▸ **Available records**

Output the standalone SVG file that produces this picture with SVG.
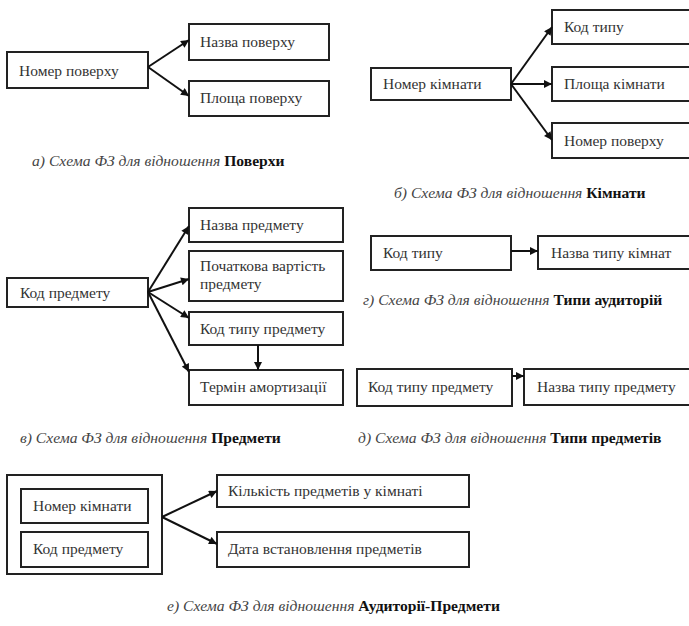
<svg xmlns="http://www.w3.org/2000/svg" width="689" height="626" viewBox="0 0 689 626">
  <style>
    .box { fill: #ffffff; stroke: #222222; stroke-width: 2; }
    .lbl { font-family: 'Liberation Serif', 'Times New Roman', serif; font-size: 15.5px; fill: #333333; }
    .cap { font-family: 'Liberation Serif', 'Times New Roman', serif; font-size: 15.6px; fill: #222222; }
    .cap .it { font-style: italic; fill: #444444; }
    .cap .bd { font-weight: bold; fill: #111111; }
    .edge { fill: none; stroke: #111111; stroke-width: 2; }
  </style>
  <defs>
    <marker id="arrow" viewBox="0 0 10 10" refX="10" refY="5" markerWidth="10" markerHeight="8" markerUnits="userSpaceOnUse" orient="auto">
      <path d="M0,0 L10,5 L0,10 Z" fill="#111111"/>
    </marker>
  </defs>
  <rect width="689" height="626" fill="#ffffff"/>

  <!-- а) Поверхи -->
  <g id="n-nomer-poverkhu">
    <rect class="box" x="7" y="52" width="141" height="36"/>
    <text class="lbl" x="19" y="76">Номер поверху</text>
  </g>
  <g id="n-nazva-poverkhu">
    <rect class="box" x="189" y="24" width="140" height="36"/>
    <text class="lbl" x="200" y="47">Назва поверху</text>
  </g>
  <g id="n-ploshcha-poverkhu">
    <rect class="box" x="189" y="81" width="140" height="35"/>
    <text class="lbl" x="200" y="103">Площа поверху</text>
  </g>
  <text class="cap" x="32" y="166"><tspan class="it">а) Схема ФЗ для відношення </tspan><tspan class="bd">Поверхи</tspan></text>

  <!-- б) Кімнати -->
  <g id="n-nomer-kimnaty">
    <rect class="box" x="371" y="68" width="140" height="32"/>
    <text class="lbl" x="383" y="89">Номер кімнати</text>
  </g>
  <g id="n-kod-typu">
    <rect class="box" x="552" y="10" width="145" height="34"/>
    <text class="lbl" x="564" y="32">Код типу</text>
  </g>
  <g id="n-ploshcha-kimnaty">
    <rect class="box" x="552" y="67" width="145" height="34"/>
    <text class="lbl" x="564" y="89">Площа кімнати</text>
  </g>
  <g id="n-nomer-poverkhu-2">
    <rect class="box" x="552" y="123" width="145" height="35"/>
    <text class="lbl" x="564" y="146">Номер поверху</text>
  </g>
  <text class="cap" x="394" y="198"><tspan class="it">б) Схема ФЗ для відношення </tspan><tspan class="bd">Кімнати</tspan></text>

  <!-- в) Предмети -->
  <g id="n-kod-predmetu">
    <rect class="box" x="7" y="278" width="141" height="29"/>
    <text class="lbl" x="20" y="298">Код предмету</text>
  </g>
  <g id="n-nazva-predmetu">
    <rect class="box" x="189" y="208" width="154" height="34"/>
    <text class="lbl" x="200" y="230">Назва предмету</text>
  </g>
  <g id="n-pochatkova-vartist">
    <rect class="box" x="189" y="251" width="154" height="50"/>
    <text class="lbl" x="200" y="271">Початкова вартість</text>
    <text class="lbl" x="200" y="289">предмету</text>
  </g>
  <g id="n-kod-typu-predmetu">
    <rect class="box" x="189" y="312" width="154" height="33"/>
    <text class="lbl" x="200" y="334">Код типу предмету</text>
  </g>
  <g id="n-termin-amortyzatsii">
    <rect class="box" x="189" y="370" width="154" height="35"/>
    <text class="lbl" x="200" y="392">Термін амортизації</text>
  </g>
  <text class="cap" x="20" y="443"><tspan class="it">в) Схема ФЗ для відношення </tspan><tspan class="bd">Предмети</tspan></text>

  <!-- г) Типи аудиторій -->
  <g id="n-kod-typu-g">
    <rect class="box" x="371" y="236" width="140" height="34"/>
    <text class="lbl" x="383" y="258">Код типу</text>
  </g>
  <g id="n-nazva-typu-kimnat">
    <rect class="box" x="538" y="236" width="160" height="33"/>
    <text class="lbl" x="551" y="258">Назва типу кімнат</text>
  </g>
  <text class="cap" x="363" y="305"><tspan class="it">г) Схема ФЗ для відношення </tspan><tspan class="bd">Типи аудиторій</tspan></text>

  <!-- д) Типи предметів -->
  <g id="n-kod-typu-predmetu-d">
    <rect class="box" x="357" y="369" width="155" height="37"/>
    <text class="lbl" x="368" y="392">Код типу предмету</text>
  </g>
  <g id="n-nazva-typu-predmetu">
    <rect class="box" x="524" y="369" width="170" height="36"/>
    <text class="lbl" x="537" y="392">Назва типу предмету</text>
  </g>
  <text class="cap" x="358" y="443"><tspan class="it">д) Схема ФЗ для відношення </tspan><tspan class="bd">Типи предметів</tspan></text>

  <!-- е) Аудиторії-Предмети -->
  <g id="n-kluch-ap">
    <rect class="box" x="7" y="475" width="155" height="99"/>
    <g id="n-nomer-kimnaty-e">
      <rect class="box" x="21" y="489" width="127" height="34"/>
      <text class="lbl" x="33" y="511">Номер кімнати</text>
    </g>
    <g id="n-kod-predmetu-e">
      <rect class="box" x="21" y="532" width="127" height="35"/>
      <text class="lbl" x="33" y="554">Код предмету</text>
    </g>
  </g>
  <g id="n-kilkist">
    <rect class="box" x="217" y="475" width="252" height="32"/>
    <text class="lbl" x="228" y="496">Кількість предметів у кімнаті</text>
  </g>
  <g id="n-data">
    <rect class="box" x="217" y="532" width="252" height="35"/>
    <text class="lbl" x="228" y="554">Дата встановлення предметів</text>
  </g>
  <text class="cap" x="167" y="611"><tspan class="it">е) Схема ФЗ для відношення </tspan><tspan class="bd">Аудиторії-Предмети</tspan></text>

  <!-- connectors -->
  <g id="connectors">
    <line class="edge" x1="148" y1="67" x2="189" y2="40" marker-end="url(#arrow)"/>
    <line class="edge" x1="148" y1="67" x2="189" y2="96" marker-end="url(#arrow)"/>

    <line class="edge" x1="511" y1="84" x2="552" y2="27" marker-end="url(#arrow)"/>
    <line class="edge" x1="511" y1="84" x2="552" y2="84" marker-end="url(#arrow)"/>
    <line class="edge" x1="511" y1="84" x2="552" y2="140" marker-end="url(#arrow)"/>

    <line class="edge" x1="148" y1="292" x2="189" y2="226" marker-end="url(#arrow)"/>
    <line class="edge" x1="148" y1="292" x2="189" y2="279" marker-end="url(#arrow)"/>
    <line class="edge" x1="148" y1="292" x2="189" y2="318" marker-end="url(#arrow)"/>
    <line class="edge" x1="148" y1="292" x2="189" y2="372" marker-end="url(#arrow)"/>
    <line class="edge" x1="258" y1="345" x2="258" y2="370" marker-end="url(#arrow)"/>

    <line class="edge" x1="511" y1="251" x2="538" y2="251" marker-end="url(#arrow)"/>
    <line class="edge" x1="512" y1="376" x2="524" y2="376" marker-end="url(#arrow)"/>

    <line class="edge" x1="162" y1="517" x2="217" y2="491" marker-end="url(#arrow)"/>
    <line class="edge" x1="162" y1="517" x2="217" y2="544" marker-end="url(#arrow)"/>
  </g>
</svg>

==

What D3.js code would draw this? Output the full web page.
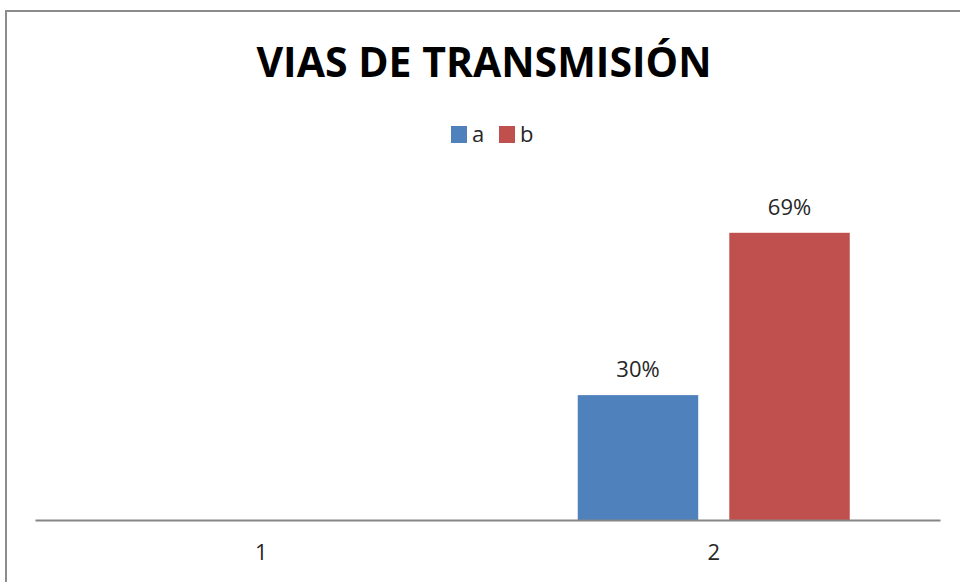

▸ **Prompt**
Pick out and copy every line that contains the word "this".

▸ **Written response**
Output the standalone SVG file that produces this picture with SVG.
What D3.js code would draw this? Output the full web page.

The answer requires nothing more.